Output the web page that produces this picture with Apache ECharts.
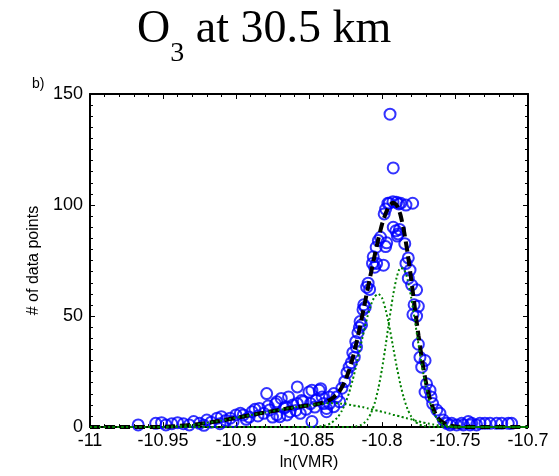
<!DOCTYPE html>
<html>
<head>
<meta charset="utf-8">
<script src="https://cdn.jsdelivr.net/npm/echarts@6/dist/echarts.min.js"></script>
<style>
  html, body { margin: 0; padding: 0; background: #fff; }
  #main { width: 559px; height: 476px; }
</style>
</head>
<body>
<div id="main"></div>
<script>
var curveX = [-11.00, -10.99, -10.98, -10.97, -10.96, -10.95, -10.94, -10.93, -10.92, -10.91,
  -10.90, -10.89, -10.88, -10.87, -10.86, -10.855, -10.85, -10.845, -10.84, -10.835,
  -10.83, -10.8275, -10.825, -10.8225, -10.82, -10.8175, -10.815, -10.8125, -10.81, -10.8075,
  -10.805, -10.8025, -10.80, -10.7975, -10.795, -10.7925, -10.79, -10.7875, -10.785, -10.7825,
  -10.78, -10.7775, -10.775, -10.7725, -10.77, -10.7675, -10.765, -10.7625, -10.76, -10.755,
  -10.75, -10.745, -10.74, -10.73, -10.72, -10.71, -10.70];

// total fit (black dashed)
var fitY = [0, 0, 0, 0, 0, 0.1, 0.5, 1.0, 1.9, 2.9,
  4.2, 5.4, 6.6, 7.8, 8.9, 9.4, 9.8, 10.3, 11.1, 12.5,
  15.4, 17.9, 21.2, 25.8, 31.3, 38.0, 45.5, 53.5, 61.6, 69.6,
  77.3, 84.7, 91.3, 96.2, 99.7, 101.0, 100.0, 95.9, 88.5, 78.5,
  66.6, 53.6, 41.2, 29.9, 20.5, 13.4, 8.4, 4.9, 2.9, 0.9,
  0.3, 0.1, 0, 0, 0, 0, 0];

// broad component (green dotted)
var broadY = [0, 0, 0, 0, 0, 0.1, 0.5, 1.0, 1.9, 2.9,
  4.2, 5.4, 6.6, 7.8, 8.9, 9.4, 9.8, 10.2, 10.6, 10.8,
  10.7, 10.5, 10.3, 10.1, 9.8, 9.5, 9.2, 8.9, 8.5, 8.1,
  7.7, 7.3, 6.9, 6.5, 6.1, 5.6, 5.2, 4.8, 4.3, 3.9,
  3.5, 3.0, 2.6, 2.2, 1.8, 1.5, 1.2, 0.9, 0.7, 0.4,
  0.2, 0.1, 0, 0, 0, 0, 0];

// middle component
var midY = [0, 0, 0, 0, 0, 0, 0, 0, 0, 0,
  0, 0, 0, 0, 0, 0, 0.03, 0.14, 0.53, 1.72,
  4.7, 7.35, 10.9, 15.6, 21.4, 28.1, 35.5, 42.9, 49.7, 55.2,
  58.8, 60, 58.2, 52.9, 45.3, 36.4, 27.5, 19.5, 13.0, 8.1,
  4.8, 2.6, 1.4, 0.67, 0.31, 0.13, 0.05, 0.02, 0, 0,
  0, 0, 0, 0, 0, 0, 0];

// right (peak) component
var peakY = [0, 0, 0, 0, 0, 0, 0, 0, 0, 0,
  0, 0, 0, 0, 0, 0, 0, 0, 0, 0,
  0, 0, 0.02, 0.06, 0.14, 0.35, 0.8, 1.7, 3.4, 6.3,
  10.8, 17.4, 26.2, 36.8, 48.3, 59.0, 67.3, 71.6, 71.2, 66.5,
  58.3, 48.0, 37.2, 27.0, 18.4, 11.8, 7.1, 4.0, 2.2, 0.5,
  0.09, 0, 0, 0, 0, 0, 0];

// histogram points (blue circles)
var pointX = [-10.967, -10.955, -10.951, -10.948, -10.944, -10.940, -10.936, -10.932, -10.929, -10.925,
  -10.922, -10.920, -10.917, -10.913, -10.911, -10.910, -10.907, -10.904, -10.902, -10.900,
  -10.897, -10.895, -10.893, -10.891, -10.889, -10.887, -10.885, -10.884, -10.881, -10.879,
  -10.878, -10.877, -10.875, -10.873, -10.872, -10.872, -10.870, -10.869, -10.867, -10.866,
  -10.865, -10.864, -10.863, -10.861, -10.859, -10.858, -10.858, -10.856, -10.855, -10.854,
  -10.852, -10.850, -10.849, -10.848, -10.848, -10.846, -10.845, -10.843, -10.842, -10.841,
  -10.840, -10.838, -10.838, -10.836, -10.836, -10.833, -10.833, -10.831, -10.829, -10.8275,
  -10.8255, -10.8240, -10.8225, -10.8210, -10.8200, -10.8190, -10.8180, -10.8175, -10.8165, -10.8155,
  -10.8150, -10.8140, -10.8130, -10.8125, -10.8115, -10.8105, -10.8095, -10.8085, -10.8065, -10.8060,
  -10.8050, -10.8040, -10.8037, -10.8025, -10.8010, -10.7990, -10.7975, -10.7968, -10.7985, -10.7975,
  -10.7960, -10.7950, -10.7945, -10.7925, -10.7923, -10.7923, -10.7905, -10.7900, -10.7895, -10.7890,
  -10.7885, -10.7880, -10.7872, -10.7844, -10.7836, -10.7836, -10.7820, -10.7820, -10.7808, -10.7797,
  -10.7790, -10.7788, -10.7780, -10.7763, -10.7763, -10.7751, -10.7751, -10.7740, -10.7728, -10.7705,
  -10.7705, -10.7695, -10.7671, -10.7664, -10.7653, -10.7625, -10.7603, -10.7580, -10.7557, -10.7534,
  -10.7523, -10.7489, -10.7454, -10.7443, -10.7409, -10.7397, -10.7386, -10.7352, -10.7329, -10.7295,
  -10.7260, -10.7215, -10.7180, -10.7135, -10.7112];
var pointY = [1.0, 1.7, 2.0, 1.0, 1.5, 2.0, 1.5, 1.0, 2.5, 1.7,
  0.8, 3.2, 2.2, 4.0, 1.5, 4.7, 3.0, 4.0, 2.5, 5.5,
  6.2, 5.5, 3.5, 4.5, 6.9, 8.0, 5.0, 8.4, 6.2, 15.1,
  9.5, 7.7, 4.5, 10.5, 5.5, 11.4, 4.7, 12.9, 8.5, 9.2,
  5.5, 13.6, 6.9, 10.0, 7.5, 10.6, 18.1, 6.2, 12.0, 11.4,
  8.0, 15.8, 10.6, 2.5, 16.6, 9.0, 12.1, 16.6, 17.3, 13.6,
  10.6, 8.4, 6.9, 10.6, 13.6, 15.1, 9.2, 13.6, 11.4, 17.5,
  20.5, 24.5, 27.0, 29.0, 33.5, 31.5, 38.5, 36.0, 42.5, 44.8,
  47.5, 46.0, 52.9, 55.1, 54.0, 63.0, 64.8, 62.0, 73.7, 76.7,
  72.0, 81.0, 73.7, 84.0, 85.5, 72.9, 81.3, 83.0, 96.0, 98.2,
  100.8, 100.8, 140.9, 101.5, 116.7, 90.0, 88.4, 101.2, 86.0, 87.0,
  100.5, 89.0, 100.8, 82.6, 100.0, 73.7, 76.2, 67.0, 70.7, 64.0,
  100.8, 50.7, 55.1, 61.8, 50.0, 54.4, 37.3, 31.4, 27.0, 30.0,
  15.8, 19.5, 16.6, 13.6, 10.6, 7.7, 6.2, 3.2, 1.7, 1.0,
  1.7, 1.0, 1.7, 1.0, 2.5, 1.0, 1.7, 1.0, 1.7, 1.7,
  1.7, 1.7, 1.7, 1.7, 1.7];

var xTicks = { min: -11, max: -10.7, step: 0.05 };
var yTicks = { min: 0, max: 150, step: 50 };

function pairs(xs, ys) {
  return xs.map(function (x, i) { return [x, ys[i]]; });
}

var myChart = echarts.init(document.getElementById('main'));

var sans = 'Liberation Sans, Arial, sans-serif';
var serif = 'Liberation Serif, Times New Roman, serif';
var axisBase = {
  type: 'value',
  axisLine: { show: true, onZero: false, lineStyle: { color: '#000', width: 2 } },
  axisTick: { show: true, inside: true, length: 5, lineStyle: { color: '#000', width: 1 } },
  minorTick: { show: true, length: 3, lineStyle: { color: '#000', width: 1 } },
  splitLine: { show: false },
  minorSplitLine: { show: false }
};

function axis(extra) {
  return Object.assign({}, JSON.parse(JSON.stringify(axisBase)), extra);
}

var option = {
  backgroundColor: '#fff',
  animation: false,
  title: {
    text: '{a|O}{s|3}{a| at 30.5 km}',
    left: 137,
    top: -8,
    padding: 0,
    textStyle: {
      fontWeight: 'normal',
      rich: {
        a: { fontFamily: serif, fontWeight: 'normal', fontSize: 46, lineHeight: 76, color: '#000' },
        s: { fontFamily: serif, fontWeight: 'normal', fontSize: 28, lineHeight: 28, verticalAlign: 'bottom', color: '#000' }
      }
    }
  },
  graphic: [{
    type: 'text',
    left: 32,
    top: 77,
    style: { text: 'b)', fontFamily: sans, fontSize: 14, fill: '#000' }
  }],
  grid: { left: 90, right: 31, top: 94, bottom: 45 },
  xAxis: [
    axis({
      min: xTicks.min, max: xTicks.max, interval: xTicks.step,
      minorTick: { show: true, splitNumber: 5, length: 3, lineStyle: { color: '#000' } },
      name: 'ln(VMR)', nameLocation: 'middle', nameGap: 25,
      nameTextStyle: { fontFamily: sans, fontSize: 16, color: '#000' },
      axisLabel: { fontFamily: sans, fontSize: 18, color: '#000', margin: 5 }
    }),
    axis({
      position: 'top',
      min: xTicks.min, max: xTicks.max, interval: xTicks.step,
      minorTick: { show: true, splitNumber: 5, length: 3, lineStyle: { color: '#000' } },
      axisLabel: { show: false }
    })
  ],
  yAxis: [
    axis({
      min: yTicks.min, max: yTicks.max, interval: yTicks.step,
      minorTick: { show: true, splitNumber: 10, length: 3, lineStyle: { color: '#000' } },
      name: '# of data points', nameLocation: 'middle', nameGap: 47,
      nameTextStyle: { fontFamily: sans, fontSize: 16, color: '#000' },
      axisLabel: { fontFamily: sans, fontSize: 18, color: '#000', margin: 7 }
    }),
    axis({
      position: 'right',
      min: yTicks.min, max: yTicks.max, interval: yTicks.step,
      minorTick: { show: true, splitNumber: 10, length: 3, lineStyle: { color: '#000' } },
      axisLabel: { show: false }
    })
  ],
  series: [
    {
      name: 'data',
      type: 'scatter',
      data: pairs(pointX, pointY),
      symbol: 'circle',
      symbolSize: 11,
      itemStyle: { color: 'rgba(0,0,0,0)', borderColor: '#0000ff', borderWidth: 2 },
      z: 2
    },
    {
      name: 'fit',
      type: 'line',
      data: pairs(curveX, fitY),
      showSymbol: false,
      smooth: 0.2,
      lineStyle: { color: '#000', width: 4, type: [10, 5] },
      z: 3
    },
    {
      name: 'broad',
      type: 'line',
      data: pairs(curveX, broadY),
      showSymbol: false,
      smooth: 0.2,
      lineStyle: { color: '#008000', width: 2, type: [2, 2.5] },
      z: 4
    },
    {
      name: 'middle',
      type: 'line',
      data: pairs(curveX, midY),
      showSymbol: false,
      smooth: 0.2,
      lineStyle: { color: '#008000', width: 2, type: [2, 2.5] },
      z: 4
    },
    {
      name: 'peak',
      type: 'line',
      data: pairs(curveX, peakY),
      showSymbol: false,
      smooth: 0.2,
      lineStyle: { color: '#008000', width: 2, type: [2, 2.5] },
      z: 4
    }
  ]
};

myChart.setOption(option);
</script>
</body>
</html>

______________________________

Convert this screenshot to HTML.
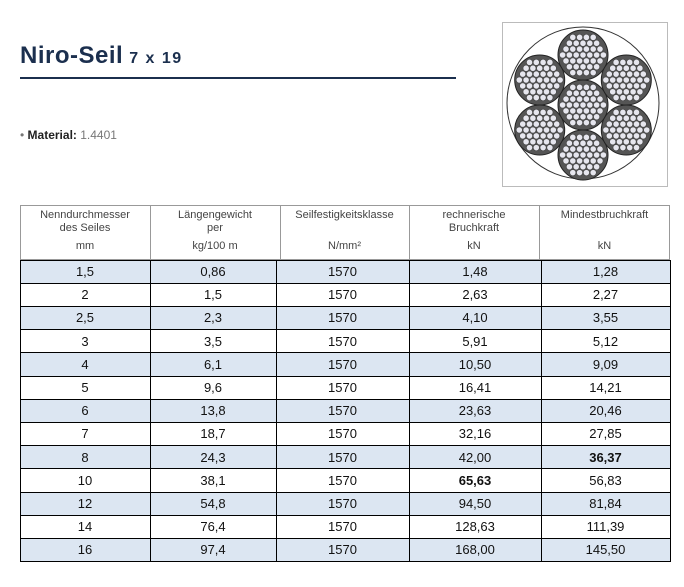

______________________________

### WRITTEN TASK
Copy exactly the stretch of lines from the one containing "Output the web" through the one containing "0.3, 0.1, 0, 0, 0, 0, 0];", both included. Leave out any pictures.

### EXPECTED ANSWER
Output the web page that produces this picture with Apache ECharts.
<!DOCTYPE html>
<html>
<head>
<meta charset="utf-8">
<script src="https://cdn.jsdelivr.net/npm/echarts@6/dist/echarts.min.js"></script>
<style>
  html, body { margin: 0; padding: 0; background: #fff; }
  #main { width: 559px; height: 476px; }
</style>
</head>
<body>
<div id="main"></div>
<script>
var curveX = [-11.00, -10.99, -10.98, -10.97, -10.96, -10.95, -10.94, -10.93, -10.92, -10.91,
  -10.90, -10.89, -10.88, -10.87, -10.86, -10.855, -10.85, -10.845, -10.84, -10.835,
  -10.83, -10.8275, -10.825, -10.8225, -10.82, -10.8175, -10.815, -10.8125, -10.81, -10.8075,
  -10.805, -10.8025, -10.80, -10.7975, -10.795, -10.7925, -10.79, -10.7875, -10.785, -10.7825,
  -10.78, -10.7775, -10.775, -10.7725, -10.77, -10.7675, -10.765, -10.7625, -10.76, -10.755,
  -10.75, -10.745, -10.74, -10.73, -10.72, -10.71, -10.70];

// total fit (black dashed)
var fitY = [0, 0, 0, 0, 0, 0.1, 0.5, 1.0, 1.9, 2.9,
  4.2, 5.4, 6.6, 7.8, 8.9, 9.4, 9.8, 10.3, 11.1, 12.5,
  15.4, 17.9, 21.2, 25.8, 31.3, 38.0, 45.5, 53.5, 61.6, 69.6,
  77.3, 84.7, 91.3, 96.2, 99.7, 101.0, 100.0, 95.9, 88.5, 78.5,
  66.6, 53.6, 41.2, 29.9, 20.5, 13.4, 8.4, 4.9, 2.9, 0.9,
  0.3, 0.1, 0, 0, 0, 0, 0];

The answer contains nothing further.